Stated goal: Leave out any pictures and transcribe all other data below exactly.

Information supplied:
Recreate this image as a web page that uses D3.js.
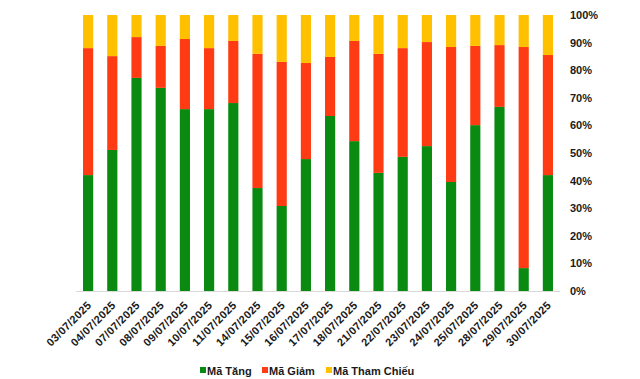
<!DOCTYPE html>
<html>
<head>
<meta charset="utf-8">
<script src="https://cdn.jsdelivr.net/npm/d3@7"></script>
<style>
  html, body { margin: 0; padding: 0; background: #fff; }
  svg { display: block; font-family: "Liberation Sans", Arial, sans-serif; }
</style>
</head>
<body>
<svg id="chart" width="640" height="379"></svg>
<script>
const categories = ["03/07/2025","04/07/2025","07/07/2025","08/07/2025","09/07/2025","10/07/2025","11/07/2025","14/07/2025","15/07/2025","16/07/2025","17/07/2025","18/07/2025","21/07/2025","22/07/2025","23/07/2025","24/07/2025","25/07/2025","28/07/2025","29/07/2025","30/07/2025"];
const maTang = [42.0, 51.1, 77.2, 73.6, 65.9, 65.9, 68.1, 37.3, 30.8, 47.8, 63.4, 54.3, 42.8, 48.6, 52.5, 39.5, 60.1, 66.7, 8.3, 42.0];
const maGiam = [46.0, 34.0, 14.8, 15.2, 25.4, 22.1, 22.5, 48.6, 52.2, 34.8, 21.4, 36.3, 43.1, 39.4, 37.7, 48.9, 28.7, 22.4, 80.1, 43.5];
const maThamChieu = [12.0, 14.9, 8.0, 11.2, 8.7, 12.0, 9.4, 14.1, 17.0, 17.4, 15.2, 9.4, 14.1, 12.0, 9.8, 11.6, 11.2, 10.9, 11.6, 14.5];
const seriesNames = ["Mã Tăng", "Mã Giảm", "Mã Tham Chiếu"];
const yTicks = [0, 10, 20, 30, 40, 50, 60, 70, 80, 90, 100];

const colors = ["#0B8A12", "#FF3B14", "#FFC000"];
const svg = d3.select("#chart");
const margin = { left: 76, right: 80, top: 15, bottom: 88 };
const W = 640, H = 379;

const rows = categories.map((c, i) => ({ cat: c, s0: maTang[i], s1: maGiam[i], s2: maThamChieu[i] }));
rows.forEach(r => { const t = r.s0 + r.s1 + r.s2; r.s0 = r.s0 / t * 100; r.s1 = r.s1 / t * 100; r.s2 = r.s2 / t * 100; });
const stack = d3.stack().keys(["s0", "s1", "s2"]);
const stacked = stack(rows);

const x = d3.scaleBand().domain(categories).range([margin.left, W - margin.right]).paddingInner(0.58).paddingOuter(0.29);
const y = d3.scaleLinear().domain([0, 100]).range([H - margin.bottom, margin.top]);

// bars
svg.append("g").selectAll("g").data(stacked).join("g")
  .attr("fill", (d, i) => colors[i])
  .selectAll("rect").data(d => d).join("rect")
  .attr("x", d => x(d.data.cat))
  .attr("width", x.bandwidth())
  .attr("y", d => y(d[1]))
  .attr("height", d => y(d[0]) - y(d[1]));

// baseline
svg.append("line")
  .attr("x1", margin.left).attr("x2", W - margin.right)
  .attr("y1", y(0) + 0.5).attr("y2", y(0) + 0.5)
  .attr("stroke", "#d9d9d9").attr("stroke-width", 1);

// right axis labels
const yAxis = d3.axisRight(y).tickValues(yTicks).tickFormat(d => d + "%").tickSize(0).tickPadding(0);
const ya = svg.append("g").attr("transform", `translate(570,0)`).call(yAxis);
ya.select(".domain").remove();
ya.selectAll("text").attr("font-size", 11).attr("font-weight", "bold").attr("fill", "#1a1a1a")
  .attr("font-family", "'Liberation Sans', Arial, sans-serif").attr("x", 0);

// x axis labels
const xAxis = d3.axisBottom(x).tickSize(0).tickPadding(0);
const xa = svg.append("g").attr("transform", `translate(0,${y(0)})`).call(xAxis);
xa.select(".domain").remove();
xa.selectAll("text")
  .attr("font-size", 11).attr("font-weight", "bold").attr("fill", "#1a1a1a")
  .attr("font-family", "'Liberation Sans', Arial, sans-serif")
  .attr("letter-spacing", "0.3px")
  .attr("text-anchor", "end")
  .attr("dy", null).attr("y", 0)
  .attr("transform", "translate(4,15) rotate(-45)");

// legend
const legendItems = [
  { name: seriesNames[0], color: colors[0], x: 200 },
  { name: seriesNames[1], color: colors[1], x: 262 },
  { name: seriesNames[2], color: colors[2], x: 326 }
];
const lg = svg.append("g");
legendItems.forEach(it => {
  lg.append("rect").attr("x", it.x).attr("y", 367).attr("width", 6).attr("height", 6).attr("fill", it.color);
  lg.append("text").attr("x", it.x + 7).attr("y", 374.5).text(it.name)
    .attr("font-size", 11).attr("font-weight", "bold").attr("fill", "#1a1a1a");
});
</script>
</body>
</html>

Exercise response:
Recreate this image as a web page that uses D3.js.
<!DOCTYPE html>
<html>
<head>
<meta charset="utf-8">
<script src="https://cdn.jsdelivr.net/npm/d3@7"></script>
<style>
  html, body { margin: 0; padding: 0; background: #fff; }
  svg { display: block; font-family: "Liberation Sans", Arial, sans-serif; }
</style>
</head>
<body>
<svg id="chart" width="640" height="379"></svg>
<script>
const categories = ["03/07/2025","04/07/2025","07/07/2025","08/07/2025","09/07/2025","10/07/2025","11/07/2025","14/07/2025","15/07/2025","16/07/2025","17/07/2025","18/07/2025","21/07/2025","22/07/2025","23/07/2025","24/07/2025","25/07/2025","28/07/2025","29/07/2025","30/07/2025"];
const maTang = [42.0, 51.1, 77.2, 73.6, 65.9, 65.9, 68.1, 37.3, 30.8, 47.8, 63.4, 54.3, 42.8, 48.6, 52.5, 39.5, 60.1, 66.7, 8.3, 42.0];
const maGiam = [46.0, 34.0, 14.8, 15.2, 25.4, 22.1, 22.5, 48.6, 52.2, 34.8, 21.4, 36.3, 43.1, 39.4, 37.7, 48.9, 28.7, 22.4, 80.1, 43.5];
const maThamChieu = [12.0, 14.9, 8.0, 11.2, 8.7, 12.0, 9.4, 14.1, 17.0, 17.4, 15.2, 9.4, 14.1, 12.0, 9.8, 11.6, 11.2, 10.9, 11.6, 14.5];
const seriesNames = ["Mã Tăng", "Mã Giảm", "Mã Tham Chiếu"];
const yTicks = [0, 10, 20, 30, 40, 50, 60, 70, 80, 90, 100];

const colors = ["#0B8A12", "#FF3B14", "#FFC000"];
const svg = d3.select("#chart");
const margin = { left: 76, right: 80, top: 15, bottom: 88 };
const W = 640, H = 379;

const rows = categories.map((c, i) => ({ cat: c, s0: maTang[i], s1: maGiam[i], s2: maThamChieu[i] }));
rows.forEach(r => { const t = r.s0 + r.s1 + r.s2; r.s0 = r.s0 / t * 100; r.s1 = r.s1 / t * 100; r.s2 = r.s2 / t * 100; });
const stack = d3.stack().keys(["s0", "s1", "s2"]);
const stacked = stack(rows);

const x = d3.scaleBand().domain(categories).range([margin.left, W - margin.right]).paddingInner(0.58).paddingOuter(0.29);
const y = d3.scaleLinear().domain([0, 100]).range([H - margin.bottom, margin.top]);

// bars
svg.append("g").selectAll("g").data(stacked).join("g")
  .attr("fill", (d, i) => colors[i])
  .selectAll("rect").data(d => d).join("rect")
  .attr("x", d => x(d.data.cat))
  .attr("width", x.bandwidth())
  .attr("y", d => y(d[1]))
  .attr("height", d => y(d[0]) - y(d[1]));

// baseline
svg.append("line")
  .attr("x1", margin.left).attr("x2", W - margin.right)
  .attr("y1", y(0) + 0.5).attr("y2", y(0) + 0.5)
  .attr("stroke", "#d9d9d9").attr("stroke-width", 1);

// right axis labels
const yAxis = d3.axisRight(y).tickValues(yTicks).tickFormat(d => d + "%").tickSize(0).tickPadding(0);
const ya = svg.append("g").attr("transform", `translate(570,0)`).call(yAxis);
ya.select(".domain").remove();
ya.selectAll("text").attr("font-size", 11).attr("font-weight", "bold").attr("fill", "#1a1a1a")
  .attr("font-family", "'Liberation Sans', Arial, sans-serif").attr("x", 0);

// x axis labels
const xAxis = d3.axisBottom(x).tickSize(0).tickPadding(0);
const xa = svg.append("g").attr("transform", `translate(0,${y(0)})`).call(xAxis);
xa.select(".domain").remove();
xa.selectAll("text")
  .attr("font-size", 11).attr("font-weight", "bold").attr("fill", "#1a1a1a")
  .attr("font-family", "'Liberation Sans', Arial, sans-serif")
  .attr("letter-spacing", "0.3px")
  .attr("text-anchor", "end")
  .attr("dy", null).attr("y", 0)
  .attr("transform", "translate(4,15) rotate(-45)");

// legend
const legendItems = [
  { name: seriesNames[0], color: colors[0], x: 200 },
  { name: seriesNames[1], color: colors[1], x: 262 },
  { name: seriesNames[2], color: colors[2], x: 326 }
];
const lg = svg.append("g");
legendItems.forEach(it => {
  lg.append("rect").attr("x", it.x).attr("y", 367).attr("width", 6).attr("height", 6).attr("fill", it.color);
  lg.append("text").attr("x", it.x + 7).attr("y", 374.5).text(it.name)
    .attr("font-size", 11).attr("font-weight", "bold").attr("fill", "#1a1a1a");
});
</script>
</body>
</html>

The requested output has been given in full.